The Employer submits that there were 14-15 applicants, some of them were not called for the interview due to e.g. lack of experience or lack of qualifications. 10 applicants were interviewed, including the Worker, and four were successful.
The Employer noted that the following were taken into consideration and scored: qualifications, experience, absenteeism, disciplinary records. The Employer agreed that candidates were asked questions in relation to their experience in managing people i.e. had they acted up as managers. The Employer confirmed that there were no specific qualifications required.
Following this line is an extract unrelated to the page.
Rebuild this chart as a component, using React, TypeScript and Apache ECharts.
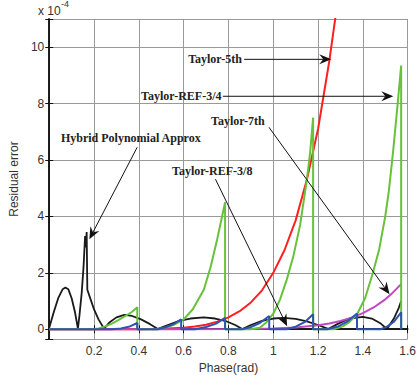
import React, { useEffect, useRef } from "react";
import * as echarts from "echarts";

// ---- axis settings ----
const X_MIN = 0;
const X_MAX = 1.6;
const X_STEP = 0.2;
const Y_MIN = -0.35;
const Y_MAX = 11;

// ---- series (x in rad, y in units of 1e-4) ----
const taylor5th: number[][] = [
  [0, 0], [0.3, 0], [0.4, 0.003], [0.5, 0.015], [0.6, 0.055], [0.65, 0.1], [0.7, 0.16],
  [0.75, 0.27], [0.8, 0.42], [0.85, 0.64], [0.9, 0.95], [0.95, 1.38], [1.0, 2.0],
  [1.05, 2.8], [1.1, 3.86], [1.15, 5.3], [1.2, 7.1], [1.25, 9.5], [1.28, 11.2], [1.3, 12.4],
];

const taylor7th: number[][] = [
  [0, 0], [0.6, 0], [0.8, 0.005], [0.9, 0.012], [1.0, 0.03], [1.1, 0.065], [1.2, 0.14],
  [1.25, 0.2], [1.3, 0.29], [1.35, 0.41], [1.4, 0.57], [1.45, 0.78], [1.5, 1.06],
  [1.53, 1.27], [1.55, 1.43], [1.571, 1.6],
];

const taylorRef34: number[][] = [
  [0, 0], [0.19, 0], [0.22, 0.03], [0.25, 0.1], [0.28, 0.2], [0.31, 0.33], [0.34, 0.47],
  [0.37, 0.62], [0.393, 0.78], [0.393, 0],
  [0.48, 0], [0.52, 0.06], [0.56, 0.17], [0.6, 0.35], [0.64, 0.7], [0.69, 1.4],
  [0.72, 2.2], [0.75, 3.2], [0.785, 4.5], [0.785, 0],
  [0.9, 0], [0.94, 0.05], [0.97, 0.25], [1.0, 0.55], [1.03, 1.05], [1.06, 1.75],
  [1.09, 2.6], [1.12, 3.7], [1.15, 5.3], [1.165, 6.3], [1.178, 7.5], [1.178, 0],
  [1.27, 0], [1.31, 0.1], [1.34, 0.25], [1.374, 0.53], [1.41, 1.1], [1.445, 2.0],
  [1.473, 2.84], [1.5, 4.0], [1.516, 4.9], [1.535, 6.3], [1.553, 7.8], [1.571, 9.35],
  [1.571, 0],
];

const taylorRef38: number[][] = [
  [0, 0], [0.28, 0], [0.32, 0.03], [0.36, 0.1], [0.393, 0.22], [0.393, 0],
  [0.485, 0], [0.52, 0.07], [0.555, 0.18], [0.589, 0.35], [0.589, 0],
  [0.65, 0], [0.7, 0.08], [0.745, 0.2], [0.785, 0.4], [0.785, 0],
  [0.86, 0], [0.9, 0.08], [0.94, 0.22], [0.982, 0.47], [0.982, 0],
  [1.06, 0], [1.1, 0.09], [1.14, 0.25], [1.178, 0.53], [1.178, 0],
  [1.24, 0], [1.29, 0.1], [1.33, 0.27], [1.374, 0.56], [1.374, 0],
  [1.48, 0], [1.51, 0.1], [1.54, 0.28], [1.571, 0.6], [1.571, 0],
];

const hybrid: number[][] = [
  [0, 0.05], [0.02, 0.6], [0.04, 1.1], [0.06, 1.42], [0.072, 1.48], [0.085, 1.42],
  [0.1, 1.1], [0.115, 0.6], [0.128, 0.02], [0.135, 0.5], [0.145, 1.3], [0.153, 2.2],
  [0.16, 3.3], [0.163, 2.9], [0.167, 3.45], [0.17, 1.4], [0.185, 1.05], [0.2, 0.7],
  [0.22, 0.35], [0.245, 0.02], [0.27, 0.25], [0.3, 0.42], [0.335, 0.51], [0.37, 0.47],
  [0.41, 0.35], [0.45, 0.18], [0.485, 0.01], [0.53, 0.15], [0.58, 0.3], [0.63, 0.38],
  [0.69, 0.42], [0.74, 0.38], [0.785, 0.3], [0.83, 0.15], [0.862, 0.01], [0.9, 0.15],
  [0.95, 0.3], [1.0, 0.38], [1.046, 0.4], [1.1, 0.37], [1.15, 0.28], [1.2, 0.15],
  [1.245, 0.01], [1.29, 0.2], [1.34, 0.38], [1.4, 0.44], [1.44, 0.38], [1.48, 0.2],
  [1.508, 0.01], [1.54, 0.4], [1.56, 0.75], [1.571, 1.0],
];

// ---- annotations (data coordinates) ----
const annotations = [
  { text: "Taylor-5th", at: [0.62, 9.57], from: [0.87, 9.57], to: [1.259, 9.57] },
  { text: "Taylor-REF-3/4", at: [0.41, 8.26], from: [0.775, 8.26], to: [1.536, 8.26] },
  { text: "Hybrid Polynomial Approx", at: [0.052, 6.77], from: [0.3925, 6.45], to: [0.179, 3.19] },
  { text: "Taylor-7th", at: [0.722, 7.37], from: [0.981, 7.16], to: [1.519, 1.24] },
  { text: "Taylor-REF-3/8", at: [0.548, 5.6], from: [0.742, 5.32], to: [1.062, 0.106] },
];

const SANS = '"Liberation Sans", Arial, sans-serif';
const SERIF = '"Liberation Serif", "Times New Roman", serif';

export default function App() {
  const ref = useRef<HTMLDivElement>(null);

  useEffect(() => {
    if (!ref.current) return;
    const chart = echarts.init(ref.current, undefined, { renderer: "svg" });

    const axisCommon = {
      axisLine: { show: true, lineStyle: { color: "#111", width: 1.5 } },
      axisTick: { show: true, inside: true, length: 4, lineStyle: { color: "#111" } },
    };

    const mkLine = (name: string, data: number[][], color: string, width = 2) => ({
      name,
      type: "line",
      data,
      showSymbol: false,
      symbol: "none",
      lineStyle: { color, width },
      itemStyle: { color },
      silent: true,
    });

    chart.setOption({
      animation: false,
      grid: { left: 38, right: 5, top: 19, bottom: 39, containLabel: false },
      xAxis: [
        {
          type: "value",
          min: X_MIN,
          max: X_MAX,
          interval: X_STEP,
          name: "Phase(rad)",
          nameLocation: "middle",
          nameGap: 21,
          nameTextStyle: { fontFamily: SANS, fontSize: 12, color: "#333" },
          ...axisCommon,
          axisLabel: {
            showMinLabel: false,
            alignMaxLabel: "center",
            hideOverlap: false,
            margin: 6,
            fontFamily: SANS,
            fontSize: 12,
            color: "#333",
          },
          splitLine: { show: true, lineStyle: { color: "#999", width: 1 } },
        },
        {
          type: "value",
          position: "top",
          min: X_MIN,
          max: X_MAX,
          interval: X_STEP,
          ...axisCommon,
          axisLabel: { show: false },
          splitLine: { show: false },
        },
      ],
      yAxis: [
        {
          type: "value",
          min: Y_MIN,
          max: Y_MAX,
          splitNumber: 5,
          name: "Residual error",
          nameLocation: "middle",
          nameGap: 25,
          nameTextStyle: { fontFamily: SANS, fontSize: 12, color: "#333" },
          ...axisCommon,
          axisLabel: {
            margin: 5,
            fontFamily: SANS,
            fontSize: 12,
            color: "#333",
            formatter: (v: number) =>
              Math.abs(v / 2 - Math.round(v / 2)) < 1e-6 ? String(Math.round(v)) : "",
          },
          splitLine: { show: true, lineStyle: { color: "#999", width: 1 } },
        },
        {
          type: "value",
          position: "right",
          min: Y_MIN,
          max: Y_MAX,
          splitNumber: 5,
          ...axisCommon,
          axisLabel: { show: false },
          splitLine: { show: false },
        },
      ],
      series: [
        mkLine("Hybrid Polynomial Approx", hybrid, "#1a1a1a", 1.8),
        mkLine("Taylor-5th", taylor5th, "#ff1f1f"),
        mkLine("Taylor-7th", taylor7th, "#c247c2"),
        mkLine("Taylor-REF-3/4", taylorRef34, "#66c23a"),
        mkLine("Taylor-REF-3/8", taylorRef38, "#2f52b4"),
      ],
    });

    const px = (p: number[]) => chart.convertToPixel({ gridIndex: 0 }, p) as number[];
    const graphics: any[] = [];
    annotations.forEach((a) => {
      const t = px(a.at);
      const s = px(a.from);
      const e = px(a.to);
      graphics.push({
        type: "text",
        x: t[0],
        y: t[1],
        z: 100,
        style: {
          text: a.text,
          fill: "#222",
          font: `bold 12px ${SERIF}`,
          textAlign: "left",
          textVerticalAlign: "middle",
        },
      });
      const dx = e[0] - s[0];
      const dy = e[1] - s[1];
      const len = Math.sqrt(dx * dx + dy * dy) || 1;
      const ux = dx / len;
      const uy = dy / len;
      const nx = -uy;
      const ny = ux;
      const L = 12;
      const W = 5;
      const N = 8;
      graphics.push({
        type: "line",
        z: 100,
        shape: { x1: s[0], y1: s[1], x2: e[0] - ux * N, y2: e[1] - uy * N },
        style: { stroke: "#111", lineWidth: 1 },
      });
      graphics.push({
        type: "polygon",
        z: 100,
        shape: {
          points: [
            [e[0], e[1]],
            [e[0] - ux * L + nx * W, e[1] - uy * L + ny * W],
            [e[0] - ux * N, e[1] - uy * N],
            [e[0] - ux * L - nx * W, e[1] - uy * L - ny * W],
          ],
        },
        style: { fill: "#111" },
      });
    });
    graphics.push({
      type: "text",
      x: 38,
      y: 11,
      z: 100,
      style: { text: "x 10", fill: "#333", font: `12px ${SANS}`, textAlign: "left", textVerticalAlign: "middle" },
    });
    graphics.push({
      type: "text",
      x: 61,
      y: 4,
      z: 100,
      style: { text: "-4", fill: "#333", font: `9px ${SANS}`, textAlign: "left", textVerticalAlign: "middle" },
    });
    chart.setOption({ graphic: graphics });

    return () => chart.dispose();
  }, []);

  return (
    <div
      ref={ref}
      style={{ position: "fixed", left: 0, top: 0, width: 419, height: 379, background: "#fff" }}
    />
  );
}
However, it was preferable that a successful candidate:
· Would have professional transport driver CPC;
· Would be a member of the Chartered Institute of Logistics and Transport;
· Would hold a “clean” licence;
· Would have some level of IT skill;
· Would have knowledge of routes;
· Would have knowledge of the business.
The Employer agreed that the Worker would have met these requirements.
Findings and Conclusions:
The dispute concerns the manner in which the Employer conducted a promotional competition for AVL Inspector positions in August 2018. The Worker claims that he was treated unfairly when he was unsuccessful in his application for promotion.
The Worker was one of ten applicants interviewed for four positions to be filled at that time. Following the publication of the results of the competition, the Worker did request feedback.
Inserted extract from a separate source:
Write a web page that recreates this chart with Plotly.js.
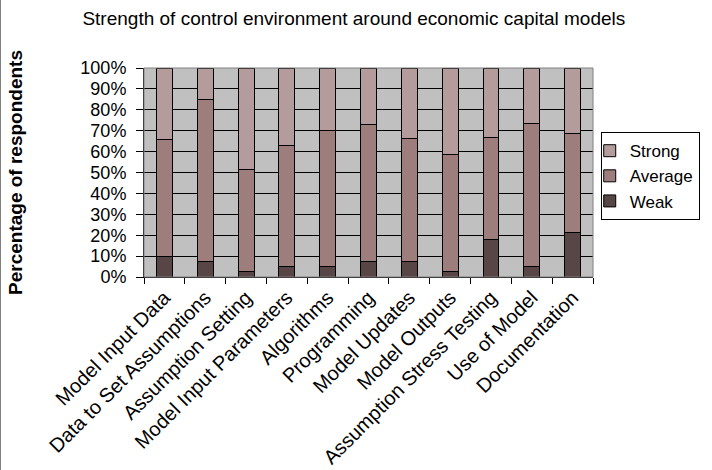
<!DOCTYPE html>
<html>
<head>
<meta charset="utf-8">
<script src="https://cdn.plot.ly/plotly-3.0.1.min.js"></script>
<style>
  html, body { margin: 0; padding: 0; background: #ffffff; }
  #wrap { position: relative; width: 712px; height: 470px; overflow: hidden; }
  #chart { width: 712px; height: 470px; }
  #edge { position: absolute; left: 0; top: 0; width: 1px; height: 470px; background: #808080; }
</style>
</head>
<body>
<div id="wrap">
  <div id="chart"></div>
  <div id="edge"></div>
</div>
<script>
const categories = [
  "Model Input Data", "Data to Set Assumptions", "Assumption Setting",
  "Model Input Parameters", "Algorithms", "Programming", "Model Updates",
  "Model Outputs", "Assumption Stress Testing", "Use of Model", "Documentation"
];
const weak    = [9.8, 7.5, 2.5, 4.9, 4.9, 7.4, 7.3, 2.4, 17.9, 4.9, 21.1];
const average = [56.2, 77.3, 49.0, 57.8, 65.3, 65.4, 58.8, 56.2, 49.0, 68.7, 47.7];
const strong  = [34.0, 15.2, 48.5, 37.3, 29.8, 27.2, 33.9, 41.4, 33.1, 26.4, 31.2];
const seriesNames = ["Weak", "Average", "Strong"];
const colors = ["#584545", "#9E7D7D", "#B49C9C"];

const FONT = "Liberation Sans, Arial, sans-serif";
const values = [weak, average, strong];
const traces = values.map((v, i) => ({
  type: "bar",
  name: seriesNames[i],
  x: categories,
  y: v,
  marker: { color: colors[i], line: { color: "#000000", width: 1 } },
  hoverinfo: "x+y+name"
}));

const layout = {
  width: 712,
  height: 470,
  margin: { l: 144, r: 104, t: 68, b: 193 },
  paper_bgcolor: "#ffffff",
  plot_bgcolor: "#C0C0C0",
  barmode: "stack",
  bargap: 0.61,
  font: { family: FONT, color: "#000000", size: 17 },
  title: {
    text: "Strength of control environment around economic capital models",
    font: { family: FONT, size: 19, color: "#000000" },
    x: 0.497, xanchor: "center",
    y: 0.96, yanchor: "middle"
  },
  xaxis: {
    type: "category",
    tickangle: -45,
    tickson: "boundaries",
    ticks: "outside",
    ticklen: 6,
    tickcolor: "#000000",
    showline: true,
    linecolor: "#000000",
    linewidth: 1,
    showgrid: false,
    tickfont: { family: FONT, size: 20, color: "#000000" },
    automargin: false
  },
  yaxis: {
    range: [0, 100],
    dtick: 10,
    ticksuffix: "%",
    ticks: "outside",
    ticklen: 7,
    tickcolor: "#000000",
    ticklabelstandoff: 6,
    showline: true,
    linecolor: "#000000",
    linewidth: 1,
    gridcolor: "#000000",
    gridwidth: 1,
    zeroline: false,
    tickfont: { family: FONT, size: 18, color: "#000000" },
    title: {
      text: "<b>Percentage of respondents</b>",
      font: { family: FONT, size: 19, color: "#000000" },
      standoff: 52
    },
    automargin: false
  },
  legend: {
    x: 1.0172, xanchor: "left",
    y: 0.693, yanchor: "top",
    traceorder: "reversed",
    indentation: -12,
    bgcolor: "#ffffff",
    bordercolor: "#000000",
    borderwidth: 1,
    font: { family: FONT, size: 17, color: "#000000" }
  },
  shapes: [{
    type: "rect", xref: "paper", yref: "paper",
    x0: 0, x1: 1, y0: 0, y1: 1,
    line: { color: "#808080", width: 1 },
    fillcolor: "rgba(0,0,0,0)",
    layer: "above"
  }],
  showlegend: true
};

Plotly.newPlot("chart", traces, layout, { displayModeBar: false });
</script>
</body>
</html>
The parties confirmed that the Employer has a dispute resolution procedure that allows for the handling of all grievances at local level in the first instance.
In respect of recruitment and promotion process, SIPTU confirmed that it did not know whether the Employer has an internal appeal process in place. In that regard, the Employer informed that feedback is given to staff upon request. If a staff member is unsatisfied with the result, he/she can refer the matter to Central HR for further clarification.
SIPTU confirmed that the Worker did not invoke either the grievance procedure or the appeal procedure in respect of his unsuccessful promotion.
In Geoghegan T/A Taps v a Worker INT 1014 the Labour Court held that “The Court is not prepared to insert itself into the procedural process in a situation where the dispute procedures have been bypassed.” It is well established by the Workplace Relations Commission and the Labour Court that they do not intervene in a dispute under Section 13 of the Industrial Relations Act 1969 until all internal grievance procedures have been fully exhausted. This has clearly not happened in the circumstances of the present dispute.
Recommendation: (strictly pertaining only to the facts of this Dispute):
Section 13 of the Industrial Relations Acts, 1969 requires that I make a recommendation in relation to the dispute.
Having considered the submissions of both parties to this dispute I do not recommend in favour of the Worker.